Since other people are now linking from the translations too, it’s this part. It cuts a few directions. I suppose the Millennium Puzzle and Heart Puzzle have pieces rather like building blocks.
“I loved playing with building blocks, oftentimes all on my own. I didn’t really have a lot of blocks however and so I would often destroy what I had previously erected, beginning with the building process from anew. I would do this over and over again. Around my neighborhood, there was this toy store and its window front had been decorated with a giant block-built house, a sight I visited rather frequently. No matter how much I tried to build after that block house with my own blocks, I would only be able to rebuild the front of the house, with the interior entirely missing so my house was little more than a flat surface.
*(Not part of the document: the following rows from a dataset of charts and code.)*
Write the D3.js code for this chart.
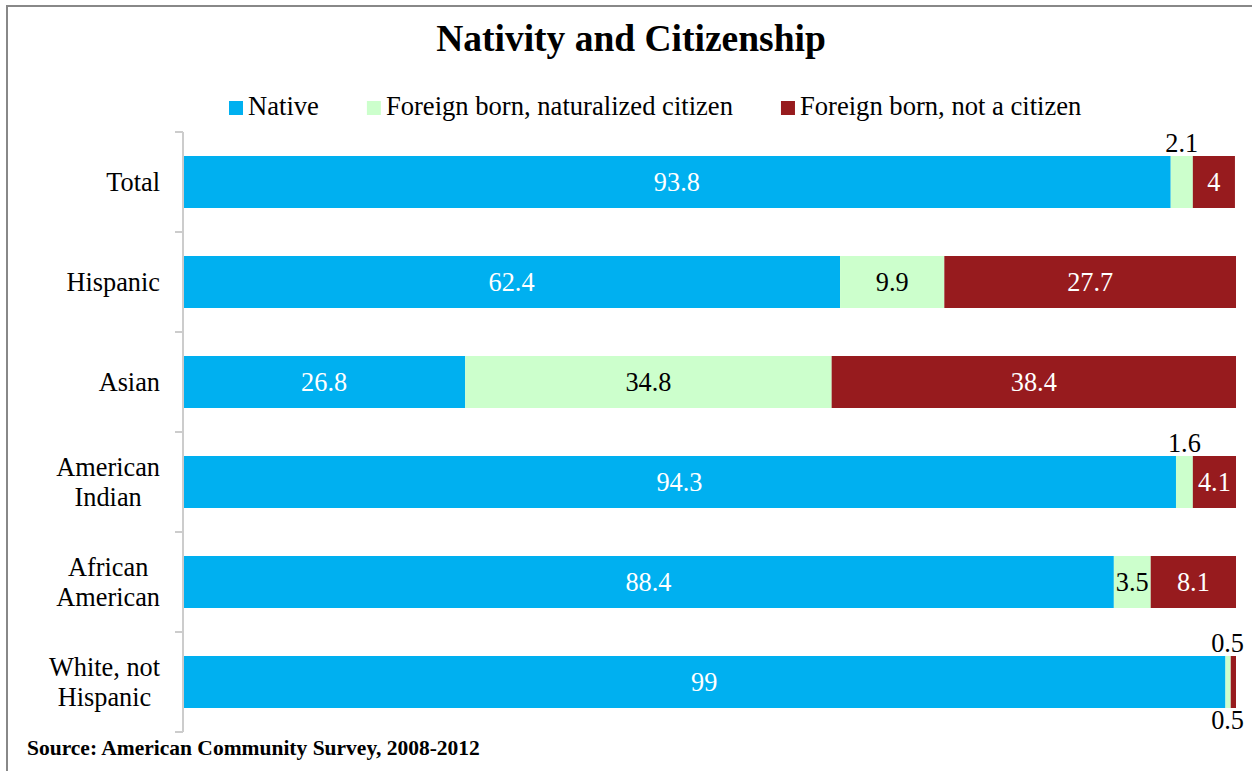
<!DOCTYPE html>
<html>
<head>
<meta charset="utf-8">
<script src="https://cdn.jsdelivr.net/npm/d3@7/dist/d3.min.js"></script>
<style>
  html, body { margin: 0; padding: 0; background: #fff; }
  svg { display: block; font-family: "Liberation Serif", "Times New Roman", serif; }
</style>
</head>
<body>
<svg id="chart" width="1252" height="771"></svg>
<script>
// Nativity and citizenship shares by group (percent)
const categories = ["Total", "Hispanic", "Asian", "American Indian", "African American", "White, not Hispanic"];
const categoryLines = [["Total"], ["Hispanic"], ["Asian"], ["American", "Indian"], ["African", "American"], ["White, not", "Hispanic"]];
const seriesNames = ["Native", "Foreign born, naturalized citizen", "Foreign born, not a citizen"];
const native =      [93.8, 62.4, 26.8, 94.3, 88.4, 99];
const naturalized = [2.1,  9.9,  34.8, 1.6,  3.5,  0.5];
const notCitizen =  [4,    27.7, 38.4, 4.1,  8.1,  0.5];
const xDomain = [0, 100];

const colors = ["#00B0F0", "#CCFFCC", "#971B1E"];
const insideText = ["#ffffff", "#000000", "#ffffff"];

const svg = d3.select("#chart");
const W = 1252, H = 771;

// outer frame
svg.append("rect")
  .attr("x", 7).attr("y", 6).attr("width", W + 40).attr("height", H + 40)
  .attr("fill", "#fff").attr("stroke", "#888").attr("stroke-width", 2);

// title
svg.append("text")
  .attr("x", 631).attr("y", 51)
  .attr("text-anchor", "middle")
  .attr("font-size", 37.5).attr("font-weight", "bold")
  .text("Nativity and Citizenship");

// scales
const x = d3.scaleLinear().domain(xDomain).range([183, 1236]);
const y = d3.scaleBand().domain(categories).range([132, 732])
  .paddingInner(0.48).paddingOuter(0.24);

// stacked data
const rows = categories.map((c, i) => ({ cat: c, v: [native[i], naturalized[i], notCitizen[i]] }));
const keys = [0, 1, 2];
const stack = d3.stack().keys(keys).value((d, k) => d.v[k]);
const stacked = stack(rows);

// legend
const legend = svg.append("g").attr("font-size", 26.6);
let lx = 229;
seriesNames.forEach((name, i) => {
  legend.append("rect")
    .attr("x", lx).attr("y", 101).attr("width", 14).attr("height", 14)
    .attr("fill", colors[i]);
  const t = legend.append("text")
    .attr("x", lx + 19).attr("y", 115)
    .text(name);
  lx += 19 + t.node().getComputedTextLength() + 48;
});

// bars
const barG = svg.append("g");
stacked.forEach((layer, k) => {
  barG.selectAll(null).data(layer).join("rect")
    .attr("x", d => x(d[0]))
    .attr("y", d => y(d.data.cat))
    .attr("width", d => x(d[1]) - x(d[0]))
    .attr("height", y.bandwidth())
    .attr("fill", colors[k]);
});

// axis line and boundary ticks
const axisColor = "#cccccc";
const bandStep = y.step();
const axisTop = y.range()[0];
svg.append("line")
  .attr("x1", x(0)).attr("x2", x(0))
  .attr("y1", axisTop).attr("y2", y.range()[1])
  .attr("stroke", axisColor).attr("stroke-width", 2);
d3.range(categories.length + 1).forEach(i => {
  svg.append("line")
    .attr("x1", x(0) - 8).attr("x2", x(0))
    .attr("y1", axisTop + i * bandStep).attr("y2", axisTop + i * bandStep)
    .attr("stroke", axisColor).attr("stroke-width", 2);
});

// category labels (block right-aligned, lines centred)
const catG = svg.append("g").attr("font-size", 26.3);
categories.forEach((c, i) => {
  const lines = categoryLines[i];
  const cy = y(c) + y.bandwidth() / 2;
  const probe = catG.append("text").attr("visibility", "hidden");
  let maxW = 0;
  lines.forEach(l => { probe.text(l); maxW = Math.max(maxW, probe.node().getComputedTextLength()); });
  probe.remove();
  const cx = 160 - maxW / 2;
  const lh = 30;
  lines.forEach((l, j) => {
    catG.append("text")
      .attr("x", cx)
      .attr("y", cy + 9 - (lines.length - 1) * lh / 2 + j * lh)
      .attr("text-anchor", "middle")
      .text(l);
  });
});

// value labels
const labG = svg.append("g").attr("font-size", 26.3);
const rightLimit = 1244;
rows.forEach((row, i) => {
  const cat = row.cat;
  const by = y(cat);
  let outsideCount = 0;
  keys.forEach(k => {
    const d = stacked[k][i];
    const val = row.v[k];
    const x0 = x(d[0]), x1 = x(d[1]);
    const t = labG.append("text").attr("text-anchor", "middle").text(String(val));
    const tw = t.node().getComputedTextLength();
    let cx = (x0 + x1) / 2;
    if (x1 - x0 >= tw) {
      t.attr("x", cx).attr("y", by + y.bandwidth() / 2 + 9).attr("fill", insideText[k]);
    } else {
      cx = Math.min(cx, rightLimit - tw / 2);
      const ty = outsideCount === 0 ? by - 4 : by + y.bandwidth() + 21;
      outsideCount++;
      t.attr("x", cx).attr("y", ty).attr("fill", "#000");
    }
  });
});

// source note
svg.append("text")
  .attr("x", 27).attr("y", 755)
  .attr("font-size", 21.5).attr("font-weight", "bold")
  .text("Source: American Community Survey, 2008-2012");
</script>
</body>
</html>
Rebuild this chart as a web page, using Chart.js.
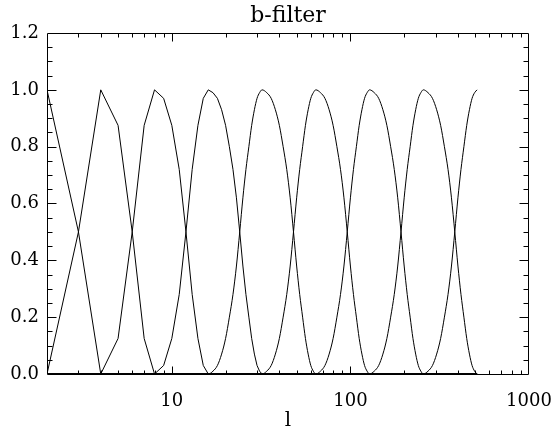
<!DOCTYPE html>
<html>
<head>
<meta charset="utf-8">
<script src="https://cdn.jsdelivr.net/npm/chart.js@4.4.1/dist/chart.umd.min.js"></script>
<style>
  html, body { margin: 0; padding: 0; background: #fff; }
</style>
</head>
<body>
<canvas id="bFilterChart" width="556" height="429"></canvas>
<script>
// filtros b, cada uno con su pico en l = 2, 4, 8, ... 512
const l_p2 = [2, 3, 4, 512];
const b_p2 = [1, 0.5, 0, 0];

const l_p4 = [2, 3, 4, 5, 6, 7, 8, 512];
const b_p4 = [0, 0.5, 1, 0.875, 0.5, 0.125, 0, 0];

const l_p8 = [2, 4, 5, 6, 7, 8, 9, 10, 11, 12, 13, 14, 15, 16, 512];
const b_p8 = [0, 0, 0.125, 0.5, 0.875, 1, 0.97, 0.875, 0.72, 0.5, 0.28, 0.125, 0.03, 0, 0];

const l_p16 = [2, 8, 9, 10, 11, 12, 13, 14, 15, 16, 17, 18, 19, 20, 21, 22, 23, 24,
               25, 26, 27, 28, 29, 30, 31, 32, 512];
const b_p16 = [0, 0, 0.03, 0.125, 0.28, 0.5, 0.72, 0.875, 0.97, 1, 0.99, 0.97, 0.93, 0.875,
               0.8, 0.72, 0.62, 0.5, 0.38, 0.28, 0.2, 0.125, 0.07, 0.03, 0.01, 0, 0];

const l_p32 = [2, 16, 17, 18, 19, 20, 21, 22, 23, 24, 25, 26, 27, 28, 29, 30, 31, 32,
               34, 36, 38, 40, 42, 44, 46, 48, 50, 52, 54, 56, 58, 60, 62, 64, 512];
const b_p32 = [0, 0, 0.01, 0.03, 0.07, 0.125, 0.2, 0.28, 0.38, 0.5, 0.62, 0.72, 0.8, 0.875, 0.93, 0.97, 0.99, 1,
               0.99, 0.97, 0.93, 0.875, 0.8, 0.72, 0.62, 0.5, 0.38, 0.28, 0.2, 0.125, 0.07, 0.03, 0.01, 0, 0];

const l_p64 = [2, 32, 34, 36, 38, 40, 42, 44, 46, 48, 50, 52, 54, 56, 58, 60, 62, 64,
               68, 72, 76, 80, 84, 88, 92, 96, 100, 104, 108, 112, 116, 120, 124, 128, 512];
const b_p64 = [0, 0, 0.01, 0.03, 0.07, 0.125, 0.2, 0.28, 0.38, 0.5, 0.62, 0.72, 0.8, 0.875, 0.93, 0.97, 0.99, 1,
               0.99, 0.97, 0.93, 0.875, 0.8, 0.72, 0.62, 0.5, 0.38, 0.28, 0.2, 0.125, 0.07, 0.03, 0.01, 0, 0];

const l_p128 = [2, 64, 68, 72, 76, 80, 84, 88, 92, 96, 100, 104, 108, 112, 116, 120, 124, 128,
                136, 144, 152, 160, 168, 176, 184, 192, 200, 208, 216, 224, 232, 240, 248, 256, 512];
const b_p128 = [0, 0, 0.01, 0.03, 0.07, 0.125, 0.2, 0.28, 0.38, 0.5, 0.62, 0.72, 0.8, 0.875, 0.93, 0.97, 0.99, 1,
                0.99, 0.97, 0.93, 0.875, 0.8, 0.72, 0.62, 0.5, 0.38, 0.28, 0.2, 0.125, 0.07, 0.03, 0.01, 0, 0];

const l_p256 = [2, 128, 136, 144, 152, 160, 168, 176, 184, 192, 200, 208, 216, 224, 232, 240, 248, 256,
                272, 288, 304, 320, 336, 352, 368, 384, 400, 416, 432, 448, 464, 480, 496, 512];
const b_p256 = [0, 0, 0.01, 0.03, 0.07, 0.125, 0.2, 0.28, 0.38, 0.5, 0.62, 0.72, 0.8, 0.875, 0.93, 0.97, 0.99, 1,
                0.99, 0.97, 0.93, 0.875, 0.8, 0.72, 0.62, 0.5, 0.38, 0.28, 0.2, 0.125, 0.07, 0.03, 0.01, 0];

const l_p512 = [2, 256, 272, 288, 304, 320, 336, 352, 368, 384, 400, 416, 432, 448, 464, 480, 496, 512];
const b_p512 = [0, 0, 0.01, 0.03, 0.07, 0.125, 0.2, 0.28, 0.38, 0.5, 0.62, 0.72, 0.8, 0.875, 0.93, 0.97, 0.99, 1];

const xTickVals = [10, 100, 1000];
const yTickVals = [0, 0.2, 0.4, 0.6, 0.8, 1.0, 1.2];

// los primeros filtros se ven como poligonales, los demas suaves
const filtros = [
    [l_p2, b_p2, false], [l_p4, b_p4, false], [l_p8, b_p8, false], [l_p16, b_p16, false],
    [l_p32, b_p32, true], [l_p64, b_p64, true], [l_p128, b_p128, true],
    [l_p256, b_p256, true], [l_p512, b_p512, true]
];

const fuente = 'DejaVu Serif';

// marco completo con marcas hacia adentro, estilo IDL
const marcasEjes = {
    id: 'marcasEjes',
    afterDraw(chart) {
        const { ctx, chartArea: a, scales: { x, y } } = chart;
        const L = Math.round(a.left) + 0.5, R = Math.round(a.right) - 0.5;
        const T = Math.round(a.top) + 0.5, B = Math.round(a.bottom) + 0.5;
        ctx.save();
        ctx.strokeStyle = '#000';
        ctx.lineWidth = 1;
        ctx.beginPath();
        ctx.rect(L, T, R - L, B - T);
        for (let i = 1; i < 24; i++) {
            const py = Math.round(y.getPixelForValue(i * 0.05)) + 0.5;
            const len = i % 4 === 0 ? 9 : 5;
            ctx.moveTo(L, py); ctx.lineTo(L + len, py);
            ctx.moveTo(R, py); ctx.lineTo(R - len, py);
        }
        for (const d of [1, 10, 100]) {
            for (let m = 1; m <= 9; m++) {
                const v = m * d;
                if (v <= 2 || v >= 1000) continue;
                const px = Math.round(x.getPixelForValue(v)) + 0.5;
                const len = m === 1 ? 8 : 4;
                ctx.moveTo(px, B); ctx.lineTo(px, B - len);
                ctx.moveTo(px, T); ctx.lineTo(px, T + len);
            }
        }
        ctx.stroke();
        ctx.restore();
    }
};

const ctx = document.getElementById('bFilterChart').getContext('2d');

new Chart(ctx, {
    type: 'line',
    data: {
        datasets: filtros.map(([ls, bs, suave]) => ({
            data: ls.map((l, i) => ({ x: l, y: bs[i] })),
            borderColor: '#000',
            borderWidth: 1,
            pointRadius: 0,
            fill: false,
            cubicInterpolationMode: suave ? 'monotone' : 'default',
            tension: 0
        }))
    },
    options: {
        responsive: false,
        devicePixelRatio: 1,
        animation: false,
        layout: { padding: 0 },
        plugins: {
            legend: { display: false },
            tooltip: { enabled: false },
            title: {
                display: true,
                text: 'b-filter',
                fullSize: false,
                color: '#000',
                font: { family: fuente, size: 22, weight: 'normal' },
                padding: { top: 3, bottom: 3.6 }
            }
        },
        scales: {
            x: {
                type: 'logarithmic',
                min: 2,
                max: 1000,
                afterBuildTicks: s => { s.ticks = xTickVals.map(v => ({ value: v })); },
                afterFit: s => {
                    s.height = 55;
                    s.paddingLeft = 0;
                    s.paddingRight = 27;
                },
                grid: { display: false, drawTicks: false },
                border: { display: false },
                ticks: {
                    color: '#000',
                    font: { family: fuente, size: 18 },
                    padding: 17,
                    maxRotation: 0,
                    autoSkip: false,
                    callback: v => String(v)
                },
                title: {
                    display: true,
                    text: 'l',
                    color: '#000',
                    font: { family: fuente, size: 20, lineHeight: 0.8 },
                    padding: 0
                }
            },
            y: {
                min: 0,
                max: 1.2,
                afterBuildTicks: s => { s.ticks = yTickVals.map(v => ({ value: v })); },
                afterFit: s => { s.width = 47; },
                grid: { display: false, drawTicks: false },
                border: { display: false },
                ticks: {
                    color: '#000',
                    font: { family: fuente, size: 18 },
                    padding: 8,
                    callback: v => v.toFixed(1)
                }
            }
        }
    },
    plugins: [marcasEjes]
});
</script>
</body>
</html>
In my neighborhood lived A-kun, whom I was friends with and came to play over and he had a big brother who was about to enter fourth grade who had bought a cutting edge, newly released building block rocket and asked if I wanted to build it up with him together.
All the individual parts of the space rocket were building blocks that I previously hadn’t seen. On the round-shaped package of the rocket was an illustration that surpassed even the elated feeling you always get in excitement before the process of building begins. All of the blocks I had were angular and these blocks’ parts were round and to me, who didn’t want to lose to these curves, that came as an eye-opening revelation.
Amid these parts, one shone brilliantly, a small, see-through block part. To me, who was stuck in the world of primary colors, that was a diamond.
That part, which was rounded and a mere centrimetre in size, was a small block that would be put on the tip of the rocket.
And so A-kun and I built the rocket.
After an hour of exchanging comments like “That part must go there!” and “Where does that go?”, we were finally done and had completed our rocket.
“Hmmm, so you’re finally done with it!”
A-kun’s big brother had finally made his way around and expressed his feelings but then, the moment thereafter, shouted with the loudest voice:
“Wait! That’s not true! The see-through part that goes at the tip of the rocket is missing!”
A-kun, too, was startled and frantically started looking all over the place.
“You two! Start looking! If we don’t find it, the rocket can’t be finished!” and A-kun, while his big brother was fixating his gaze on us, started looking desperately with a face that looked like he was about to cry.
As for me, I was startled by how enraged his big brother was and my entire body had gone into a frozen state of shock. But there was another reason I couldn’t move my body…
It was because I was holding the see-through block in my left hand.
“A-kun already has so many other blocks and this is just a single one and it’s so small anyway, it’s not even a centrimetre big, after all!” – that’s the thought that was going through my mind.
The big brother, furious, his head having taken a red shade. A-kun, ready to cry.
And then there was me, who, if I were hardpressed, couldn’t tell you what kind of face I was making, fleeing through an external corridor to the outside.
On the way back to my house, I kept the block in my left hand, pressing it hard. … I was also crying like I had gone mad.
I never met A-kun ever again thereafter.
I felt that in that moment, I lost a very important part of my heart.
In the first chapter of Yu-Gi-Oh!, Jounouchi, who took a piece of Yugi’s puzzle, at last musters up the courage to face Yugi and return the puzzle piece to him, that’s the story I wrote.
Even now, I think I am still holding that piece in my left hand… and that sure has given me reason to think.”